Some of President Barack Obama’s political appointees are using secret government email accounts to conduct official business, a practice that complicates agencies’ legal responsibilities to find and turn over emails under public records requests and congressional inquiries.

White House spokesman Jay Carney on Tuesday acknowledged the practice and said it made eminent sense for Cabinet secretaries and other high-profile officials to have what he called alternative email accounts that wouldn’t fill with unwanted messages. Carney said all their email accounts, public and otherwise, were subject to congressional oversight and requests by citizens under the U.S. Freedom of Information Act.

“There’s nothing secret,” Carney said.

The Associated Press reviewed hundreds of pages of government emails released under the federal open records law and couldn’t independently find instances when material from any of the secret accounts it identified was turned over. Congressional oversight committees said they were unfamiliar with the few nonpublic government addresses that AP identified so far, including one for Secretary Kathleen Sebelius of the Health and Human Services Department.

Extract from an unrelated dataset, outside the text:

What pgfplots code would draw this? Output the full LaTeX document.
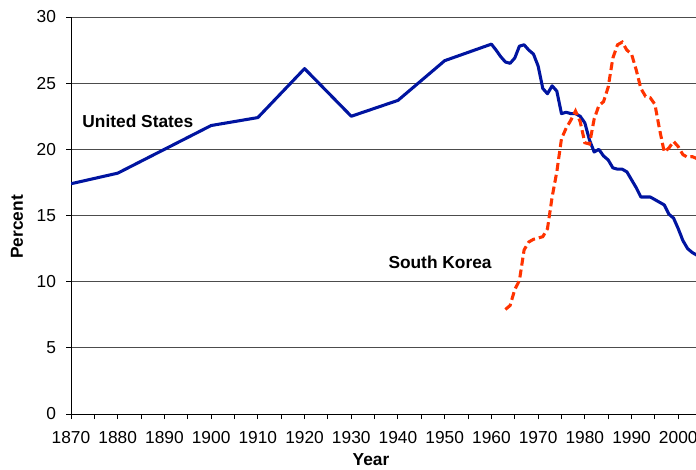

The White House said the practice also was used by previous administrations, but its scale across the government remains a mystery: Most federal agencies have failed to turn over lists of political appointees’ email addresses, sought under the Freedom of Information Act more than three months ago. The Labor Department initially asked the AP to pay more than $1 million for its email addresses.

The AP asked for such addresses after last year’s disclosures that former chiefs at the Environmental Protection Agency had used separate email accounts at work. The practice is separate from officials who use personal, nongovernment email accounts for work, which generally is discouraged because of laws requiring that most federal records be preserved.

Having separate accounts could put an agency in a difficult spot when it is compelled to search for and release emails as part of congressional or internal investigations, civil lawsuits and public records requests. That’s because employees assigned to compile such responses would need to know about the accounts to search them.

“What happens when that person doesn’t work there anymore? He leaves and someone makes a request (to review emails) in two years,” said Kel McClanahan, executive director of National Security Counselors, an open government group. “Who’s going to know to search the other accounts? You would hope that agencies doing this would keep a list of aliases in a desk drawer, but you know that isn’t happening.”

Agencies where secret addresses have been identified, including the Labor Department and HHS, said maintaining nonpublic email accounts allows senior officials to keep separate their internal messages with agency employees from emails they exchange with the public. They also said public and nonpublic accounts would always be searched in response to official requests and the records would be provided as necessary.

In its review, the AP found only one instance of a secret address being published: An email from Labor Department spokesman Carl Fillichio to 34 co-workers in 2010 was turned over to an advocacy group, Americans for Limited Government. It included as one recipient the nonpublic address for Seth D. Harris, now the acting labor secretary, who maintains at least three separate email accounts.

Ten agencies have not yet turned over lists of email addresses, including the Environmental Protection Agency and the departments of Defense, Veterans Affairs, Transportation, Treasury, Justice, Housing and Urban Development, Homeland Security, Commerce and Agriculture. All have said they are working on a response.

Carney would not say whether White House officials also use secret accounts, noting that the president’s staff, like Congress, is exempt from turning over materials under the open records law. But Carney said that early in his tenure as press secretary, after his email address had been announced publicly, Carney changed his address to avoid being inundated by emails and spam.

“That’s a very reasonable thing to do,” Carney said.

Courts have consistently set a high bar for the government to withhold public officials’ records under the federal privacy rules. A federal judge, Marilyn Hall Patel of California, said in August 2010 that “persons who have placed themselves in the public light” — such as through politics or voluntarily participation in the public arena — have a “significantly diminished privacy interest than others.” Her ruling was part of a case in which a journalist sought FBI records but was denied them.